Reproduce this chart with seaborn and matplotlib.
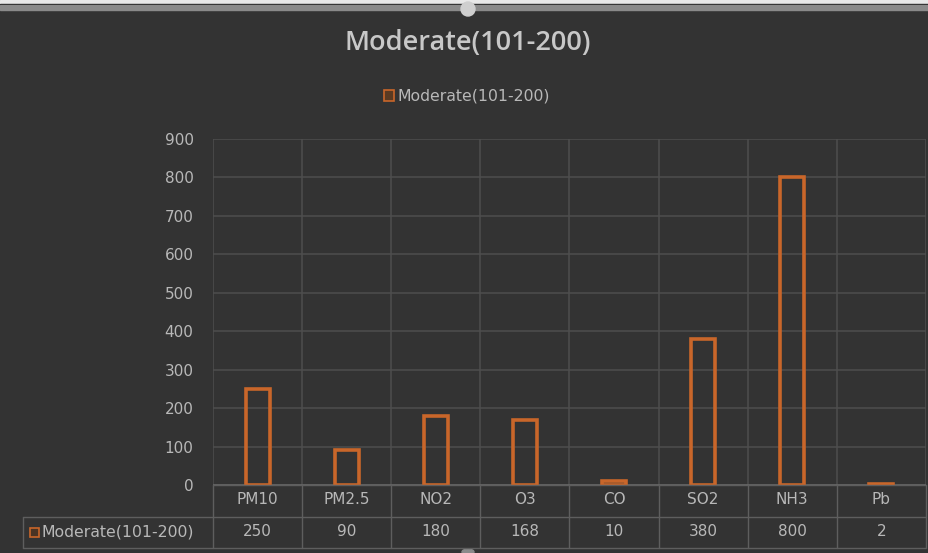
import matplotlib
matplotlib.use("Agg")
import matplotlib.pyplot as plt
import matplotlib.patches as mpatches
import seaborn as sns
import pandas as pd

series_name = "Moderate(101-200)"
pollutants = ["PM10", "PM2.5", "NO2", "O3", "CO", "SO2", "NH3", "Pb"]
limits = [250, 90, 180, 168, 10, 380, 800, 2]
y_ticks = [0, 100, 200, 300, 400, 500, 600, 700, 800, 900]

bg = "#333333"
grid_col = "#4e4e4e"
text_col = "#b8b8b8"
bar_col = "#c9662a"
small_font = ["DejaVu Sans"]

sns.set_theme(style="dark")
plt.rcParams["font.family"] = ["Open Sans", "DejaVu Sans"]

W, H = 929, 553
fig = plt.figure(figsize=(W / 100, H / 100), dpi=100, facecolor=bg)

def fx(px):
    return px / W

def fy(py):
    return 1 - py / H

# Window frame strip along the top edge, with its resize handles
fig.patches.append(mpatches.Rectangle((0, fy(4)), 1, 4 / H, transform=fig.transFigure,
                                      color="#e8e8e8", zorder=0))
fig.patches.append(mpatches.Rectangle((0, fy(5)), 1, 1 / H, transform=fig.transFigure,
                                      color="#222222", zorder=0))
fig.patches.append(mpatches.Rectangle((0, fy(10)), 1, 5 / H, transform=fig.transFigure,
                                      color="#8a8a8a", zorder=0))
fig.patches.append(mpatches.Ellipse((fx(468), fy(9)), 14 / W, 14 / H, transform=fig.transFigure,
                                    color="#cfcfcf", zorder=1))
fig.patches.append(mpatches.Ellipse((fx(468), fy(552)), 12 / W, 6 / H, transform=fig.transFigure,
                                    color="#8a8a8a", zorder=1))

ax_left, ax_right, ax_top, ax_bottom = 213, 926, 139, 485
ax = fig.add_axes([fx(ax_left), fy(ax_bottom), fx(ax_right - ax_left), (ax_bottom - ax_top) / H])
ax.set_facecolor(bg)

df = pd.DataFrame({"pollutant": pollutants, "limit": limits})
sns.barplot(data=df, x="pollutant", y="limit", ax=ax, width=0.27, fill=False,
            color=bar_col, linewidth=2.6, zorder=3)
for p in ax.patches:
    p.set_edgecolor(bar_col)
    p.set_facecolor("none")

n = len(pollutants)
ax.set_xlim(-0.5, n - 0.5)
ax.set_ylim(0, 900)
ax.set_yticks(y_ticks)
ax.set_yticklabels([str(t) for t in y_ticks], color=text_col, fontsize=11,
                   family=small_font)
ax.tick_params(axis="y", length=0, pad=14)
ax.set_xticks([])
ax.set_xlabel("")
ax.set_ylabel("")
for s in ax.spines.values():
    s.set_visible(False)

# Grid: horizontal at ticks, vertical at category boundaries
for t in y_ticks[1:]:
    ax.axhline(t, color=grid_col, lw=1.1, zorder=1)
for i in range(n + 1):
    ax.axvline(i - 0.5, color=grid_col, lw=1.1, zorder=1)
ax.axhline(0, color="#6a6a6a", lw=1.2, zorder=2)

# Data table under the plot
row1_top, row1_bot, row2_bot = 485, 517, 548
tbl_left = 23
line_kw = dict(color="#5e5e5e", lw=1.0, transform=fig.transFigure)
fig.add_artist(plt.Line2D([fx(ax_left), fx(ax_right)], [fy(row1_top)] * 2, **line_kw))
fig.add_artist(plt.Line2D([fx(tbl_left), fx(ax_right)], [fy(row1_bot)] * 2, **line_kw))
fig.add_artist(plt.Line2D([fx(tbl_left), fx(ax_right)], [fy(row2_bot)] * 2, **line_kw))
fig.add_artist(plt.Line2D([fx(tbl_left)] * 2, [fy(row1_bot), fy(row2_bot)], **line_kw))
col_w = (ax_right - ax_left) / n
for i in range(n + 1):
    xx = fx(ax_left + i * col_w)
    fig.add_artist(plt.Line2D([xx, xx], [fy(row1_top), fy(row2_bot)], **line_kw))

for i, (name, val) in enumerate(zip(pollutants, limits)):
    cx = fx(ax_left + (i + 0.5) * col_w)
    fig.text(cx, fy(500), name, ha="center", va="center",
             color=text_col, fontsize=11, family=small_font)
    fig.text(cx, fy(532), str(val), ha="center", va="center",
             color=text_col, fontsize=11, family=small_font)

# Series key in the table's first column
fig.patches.append(mpatches.Rectangle((fx(30), fy(537)), 9 / W, 9 / H, transform=fig.transFigure,
                                      facecolor="#4a3424", edgecolor=bar_col, lw=1.2))
fig.text(fx(42), fy(532), series_name, ha="left", va="center",
         color=text_col, fontsize=11.3, family=small_font)

# Title and legend
fig.text(fx(468), fy(43), series_name, ha="center", va="center", color="#c8c8c8",
         fontsize=19.5, fontweight="semibold")
fig.patches.append(mpatches.Rectangle((fx(384), fy(101)), 10 / W, 11 / H, transform=fig.transFigure,
                                      facecolor="#5a3a22", edgecolor=bar_col, lw=1.2))
fig.text(fx(398), fy(96), series_name, ha="left", va="center", color=text_col,
         fontsize=11.3, family=small_font)

fig.savefig("out.png", dpi=100, facecolor=bg)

==============================

WHAT THE TASK ASKS: Return only the lines from the start of the data through the line that contains "return 1 - py / H", please, copying them exactly and omitting all pictures.

EXERCISE ANSWER:
Reproduce this chart with seaborn and matplotlib.
import matplotlib
matplotlib.use("Agg")
import matplotlib.pyplot as plt
import matplotlib.patches as mpatches
import seaborn as sns
import pandas as pd

series_name = "Moderate(101-200)"
pollutants = ["PM10", "PM2.5", "NO2", "O3", "CO", "SO2", "NH3", "Pb"]
limits = [250, 90, 180, 168, 10, 380, 800, 2]
y_ticks = [0, 100, 200, 300, 400, 500, 600, 700, 800, 900]

bg = "#333333"
grid_col = "#4e4e4e"
text_col = "#b8b8b8"
bar_col = "#c9662a"
small_font = ["DejaVu Sans"]

sns.set_theme(style="dark")
plt.rcParams["font.family"] = ["Open Sans", "DejaVu Sans"]

W, H = 929, 553
fig = plt.figure(figsize=(W / 100, H / 100), dpi=100, facecolor=bg)

def fx(px):
    return px / W

def fy(py):
    return 1 - py / H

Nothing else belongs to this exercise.